• [INSTRUCTIONS TO FOLLOW] Each line of the data that includes the string "this" is to be copied out.

[Plotting code records]

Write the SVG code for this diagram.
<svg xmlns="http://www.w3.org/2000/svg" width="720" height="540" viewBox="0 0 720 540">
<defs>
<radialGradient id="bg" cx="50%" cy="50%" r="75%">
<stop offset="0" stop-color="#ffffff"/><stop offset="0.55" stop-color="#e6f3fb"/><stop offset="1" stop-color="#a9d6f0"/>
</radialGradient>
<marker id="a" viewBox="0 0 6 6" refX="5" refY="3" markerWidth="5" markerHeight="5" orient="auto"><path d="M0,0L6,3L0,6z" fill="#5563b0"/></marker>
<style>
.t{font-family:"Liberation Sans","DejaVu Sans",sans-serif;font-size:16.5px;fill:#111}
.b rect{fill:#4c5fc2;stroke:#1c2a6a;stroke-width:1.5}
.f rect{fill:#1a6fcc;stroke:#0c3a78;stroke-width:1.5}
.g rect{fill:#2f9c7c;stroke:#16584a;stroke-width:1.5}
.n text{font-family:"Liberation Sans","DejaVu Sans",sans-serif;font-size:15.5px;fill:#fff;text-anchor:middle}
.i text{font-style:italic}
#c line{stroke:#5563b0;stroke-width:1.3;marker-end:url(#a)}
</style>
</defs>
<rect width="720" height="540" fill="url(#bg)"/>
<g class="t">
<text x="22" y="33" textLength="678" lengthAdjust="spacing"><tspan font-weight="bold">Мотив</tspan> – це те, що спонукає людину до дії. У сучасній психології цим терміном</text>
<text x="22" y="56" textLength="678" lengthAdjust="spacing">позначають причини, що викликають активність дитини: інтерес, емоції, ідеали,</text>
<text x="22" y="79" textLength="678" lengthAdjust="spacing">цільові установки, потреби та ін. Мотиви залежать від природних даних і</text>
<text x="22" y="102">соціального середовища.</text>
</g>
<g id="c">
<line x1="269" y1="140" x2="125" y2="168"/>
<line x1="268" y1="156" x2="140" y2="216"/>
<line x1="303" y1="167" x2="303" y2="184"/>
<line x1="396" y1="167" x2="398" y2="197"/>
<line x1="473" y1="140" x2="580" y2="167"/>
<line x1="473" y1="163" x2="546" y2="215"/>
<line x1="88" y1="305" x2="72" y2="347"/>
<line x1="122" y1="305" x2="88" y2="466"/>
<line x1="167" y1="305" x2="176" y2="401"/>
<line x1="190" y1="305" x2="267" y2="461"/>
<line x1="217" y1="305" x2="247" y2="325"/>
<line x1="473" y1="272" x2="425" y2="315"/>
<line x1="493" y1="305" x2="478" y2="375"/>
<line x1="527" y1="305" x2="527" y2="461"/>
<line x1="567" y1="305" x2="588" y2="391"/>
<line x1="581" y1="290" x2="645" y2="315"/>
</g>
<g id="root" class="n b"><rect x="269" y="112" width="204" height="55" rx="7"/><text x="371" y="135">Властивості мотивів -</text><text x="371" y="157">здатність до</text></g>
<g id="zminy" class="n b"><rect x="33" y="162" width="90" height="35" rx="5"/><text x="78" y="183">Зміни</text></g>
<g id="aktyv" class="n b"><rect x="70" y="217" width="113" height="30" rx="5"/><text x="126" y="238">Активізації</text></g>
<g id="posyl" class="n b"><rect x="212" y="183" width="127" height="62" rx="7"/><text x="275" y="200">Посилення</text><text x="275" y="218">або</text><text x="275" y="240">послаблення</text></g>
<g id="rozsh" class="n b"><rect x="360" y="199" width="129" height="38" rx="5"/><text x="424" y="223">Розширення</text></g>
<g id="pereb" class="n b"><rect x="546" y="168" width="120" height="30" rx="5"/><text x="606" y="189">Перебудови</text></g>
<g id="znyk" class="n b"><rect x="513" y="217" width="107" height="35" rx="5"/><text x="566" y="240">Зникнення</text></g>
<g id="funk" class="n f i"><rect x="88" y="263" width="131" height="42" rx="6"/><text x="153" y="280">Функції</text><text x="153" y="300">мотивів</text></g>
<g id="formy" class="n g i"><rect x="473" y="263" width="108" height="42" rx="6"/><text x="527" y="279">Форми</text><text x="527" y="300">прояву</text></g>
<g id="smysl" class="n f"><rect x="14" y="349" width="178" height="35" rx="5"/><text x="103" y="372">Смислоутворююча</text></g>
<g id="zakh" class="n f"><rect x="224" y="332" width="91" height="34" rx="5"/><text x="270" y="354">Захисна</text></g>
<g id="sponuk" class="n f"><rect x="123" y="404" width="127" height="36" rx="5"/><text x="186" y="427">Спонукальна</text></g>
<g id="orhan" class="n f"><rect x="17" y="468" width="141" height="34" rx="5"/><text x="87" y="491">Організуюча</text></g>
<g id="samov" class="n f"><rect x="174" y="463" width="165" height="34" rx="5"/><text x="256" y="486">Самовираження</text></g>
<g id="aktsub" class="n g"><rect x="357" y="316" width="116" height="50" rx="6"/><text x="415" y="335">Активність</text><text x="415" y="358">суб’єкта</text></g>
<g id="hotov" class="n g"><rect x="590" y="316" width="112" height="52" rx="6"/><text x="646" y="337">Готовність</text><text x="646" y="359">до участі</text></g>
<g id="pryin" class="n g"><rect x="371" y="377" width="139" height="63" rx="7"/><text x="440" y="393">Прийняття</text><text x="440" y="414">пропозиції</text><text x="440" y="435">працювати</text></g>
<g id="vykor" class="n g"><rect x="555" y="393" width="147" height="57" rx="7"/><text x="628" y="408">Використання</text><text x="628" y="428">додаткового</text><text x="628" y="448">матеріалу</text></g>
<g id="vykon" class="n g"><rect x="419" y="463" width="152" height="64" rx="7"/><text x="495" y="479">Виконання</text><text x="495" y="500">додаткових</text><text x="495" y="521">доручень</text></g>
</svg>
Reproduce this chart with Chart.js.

• [RESULT BELOW]
Write the SVG code for this diagram.
Reproduce this chart with Chart.js.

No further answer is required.